Outro questionamento do gestor é referente ao licenciamento de grandes obras, autorizado pelos conselhos estaduais do Meio Ambiente (Consema) e o de Saneamento e Recursos Hídricos, que ainda julgam em último recurso multas ambientais.

“Dentro do saneamento ambiental há questões como o lixo, esgoto, drenagem de água pluvial. Como um único secretário vai decidir sobre a transposição das águas do Itapanhaú, de interesse da Sabesp, que trará um impacto ambiental enorme a unidades de conservação do Guarujá e Bertioga? Em última análise, quem licenciaria é a extinta secretaria, por meio de sua agência ambiental, a Cetesb. É tão antagônico o secretário ser o mesmo que faz a obra e que vai licenciar e fiscalizar, exercendo o controle ambiental. Via de regra estamos voltando ao direito penal medieval. Reformulado pelo Marquês Beccaria em 1782, o acusador era quem fazia prova e julgava”.

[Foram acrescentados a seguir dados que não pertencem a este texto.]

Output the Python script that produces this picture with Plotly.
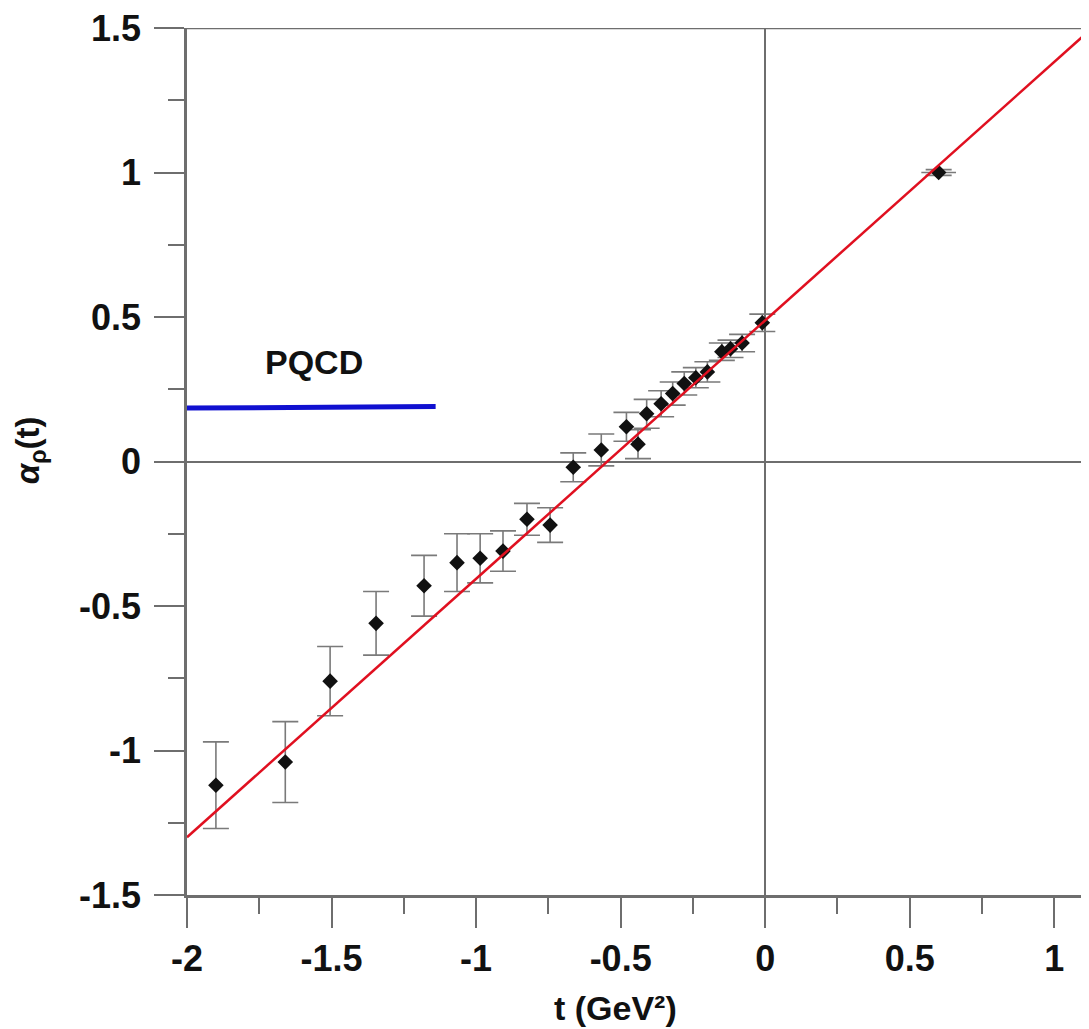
import plotly.graph_objects as go

# Data
t_vals = [-1.90, -1.66, -1.505, -1.346, -1.18, -1.066, -0.986, -0.907, -0.824, -0.744,
          -0.664, -0.567, -0.48, -0.44, -0.41, -0.36, -0.32, -0.28, -0.24, -0.20,
          -0.15, -0.12, -0.08, -0.01, 0.60]
alpha_vals = [-1.12, -1.04, -0.76, -0.56, -0.43, -0.35, -0.335, -0.31, -0.20, -0.22,
              -0.02, 0.04, 0.12, 0.06, 0.165, 0.20, 0.235, 0.27, 0.29, 0.31,
              0.38, 0.39, 0.41, 0.48, 1.00]
alpha_err = [0.15, 0.14, 0.12, 0.11, 0.105, 0.10, 0.085, 0.07, 0.055, 0.06,
             0.05, 0.055, 0.05, 0.05, 0.05, 0.045, 0.04, 0.04, 0.035, 0.035,
             0.03, 0.03, 0.03, 0.03, 0.01]
t_err = [0] * 24 + [0.06]

fit_t = [-2.0, 1.12]
fit_alpha = [-1.30, 1.49]

pqcd_t = [-2.0, -1.14]
pqcd_alpha = [0.185, 0.19]

x_ticks = [-2, -1.5, -1, -0.5, 0, 0.5, 1]
x_ticklabels = ["-2", "-1.5", "-1", "-0.5", "0", "0.5", "1"]
y_ticks = [-1.5, -1, -0.5, 0, 0.5, 1, 1.5]
y_ticklabels = ["-1.5", "-1", "-0.5", "0", "0.5", "1", "1.5"]

GRAY = "#6e6e6e"
FONT = "Liberation Sans, Arial, sans-serif"

fig = go.Figure()

fig.add_trace(go.Scatter(
    x=pqcd_t, y=pqcd_alpha, mode="lines",
    line=dict(color="#1010d0", width=5), showlegend=False, hoverinfo="skip"))

fig.add_trace(go.Scatter(
    x=t_vals, y=alpha_vals, mode="markers",
    marker=dict(symbol="diamond", size=12, color="#111111"),
    error_y=dict(type="data", array=alpha_err, color="#7a7a7a", thickness=1.6, width=13),
    error_x=dict(type="data", array=t_err, color="#7a7a7a", thickness=1.6, width=0),
    showlegend=False))

fig.add_trace(go.Scatter(
    x=fit_t, y=fit_alpha, mode="lines",
    line=dict(color="#e01020", width=2.5), showlegend=False))

fig.add_annotation(x=-1.56, y=0.343, text="<b>PQCD</b>", showarrow=False,
                   font=dict(family=FONT, size=34, color="#111111"))

fig.add_annotation(xref="paper", yref="paper", x=0.4756, y=-0.130, text="<b>t (GeV²)</b>",
                   showarrow=False, xanchor="center", yanchor="middle",
                   font=dict(family=FONT, size=34, color="#111111"))

fig.add_annotation(xref="paper", yref="paper", x=-0.174, y=0.513,
                   text="<b><i>α</i><sub>ρ</sub>(t)</b>", textangle=-90, showarrow=False,
                   xanchor="center", yanchor="middle",
                   font=dict(family=FONT, size=33, color="#111111"))

# top frame line
fig.add_shape(type="line", xref="paper", yref="y", x0=0, x1=1, y0=1.5, y1=1.5,
              line=dict(color=GRAY, width=2.5))

fig.update_layout(
    width=1089, height=1029,
    margin=dict(l=179, r=8, t=20, b=142),
    paper_bgcolor="white", plot_bgcolor="white",
    font=dict(family=FONT, color="#111111"),
)

fig.update_xaxes(
    range=[-2, 1.12], tickvals=x_ticks, ticktext=x_ticklabels, automargin=False,
    showgrid=False, zeroline=True, zerolinecolor=GRAY, zerolinewidth=2,
    showline=True, linecolor=GRAY, linewidth=2.5, ticklabeloverflow="allow",
    ticks="outside", ticklen=30, tickwidth=2, tickcolor=GRAY, ticklabelstandoff=0,
    minor=dict(ticks="outside", ticklen=16, tickwidth=2, tickcolor=GRAY, dtick=0.25, showgrid=False),
    tickfont=dict(family=FONT, size=36, color="#111111", weight="bold"),
)
fig.update_yaxes(
    range=[-1.5, 1.5], tickvals=y_ticks, ticktext=y_ticklabels, automargin=False,
    showgrid=False, zeroline=True, zerolinecolor=GRAY, zerolinewidth=2,
    showline=True, linecolor=GRAY, linewidth=2.5, ticklabeloverflow="allow",
    ticks="outside", ticklen=30, tickwidth=2, tickcolor=GRAY, ticklabelstandoff=6,
    minor=dict(ticks="outside", ticklen=16, tickwidth=2, tickcolor=GRAY, dtick=0.25, showgrid=False),
    tickfont=dict(family=FONT, size=36, color="#111111", weight="bold"),
)

fig.write_html("out.html")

Para Aranha, o sistema ambiental vive “um retrocesso danado”. Havia uma discussão para a divisão na Secretaria do Meio Ambiente para atender as especificidades das demandas de cada município. Tanto que foi criado um fórum permanente de secretários de meio ambiente no litoral.

“Fundir as secretárias com argumento de economia é uma tolice sem tamanho, porque a secretaria do meio ambiente é porta de entrada de recursos com compensações ambientais, todas as multas podem virar compensações ambientais, para o processamento de licenciamento há cobranças de taxas. Um retrocesso achar que um único secretário vai cuidar de assuntos totalmente conflitantes. Questões ambientais não são de interesse de governo, mas da humanidade”.

Ele critica ainda “um sistema de desconstrução das políticas públicas de proteção ambiental” sob o argumento do desenvolvimento do país. A China, conforme aponta, elegeu a questão ambiental como preponderante. E grandes mercados, como a União Europeia, não compram produtos que não tenham origem adequada. “Tanto que o presidente Bolsonaro teve de voltar atrás de sua decisão de fundir o ministério do Meio Ambiente. Houve pressão internacional. É um erro crasso do atual governador para atender empresas que ainda não se adaptaram”.

No entanto, o secretário não acredita que a fusão trará facilidades para empreendimentos de grande impacto ambiental. “Apesar da vontade dos governantes, há um movimento ambientalista muito forte no Brasil. Penso que em um momento de crise como agora, de retrocessos, os movimentos serão protagonistas, contando com o Ministério Público, que tem a maioria de seus quadros comprometida com os interesses da sociedade. Não vai ter essa coisa de direita e esquerda. As pessoas sabem que, quando o assunto é saúde e bem estar, inclusive para os animais, proteção da flora, as pessoas vão se unir. E a defesa ambiental será o fio condutor para o fim dessa polaridade.”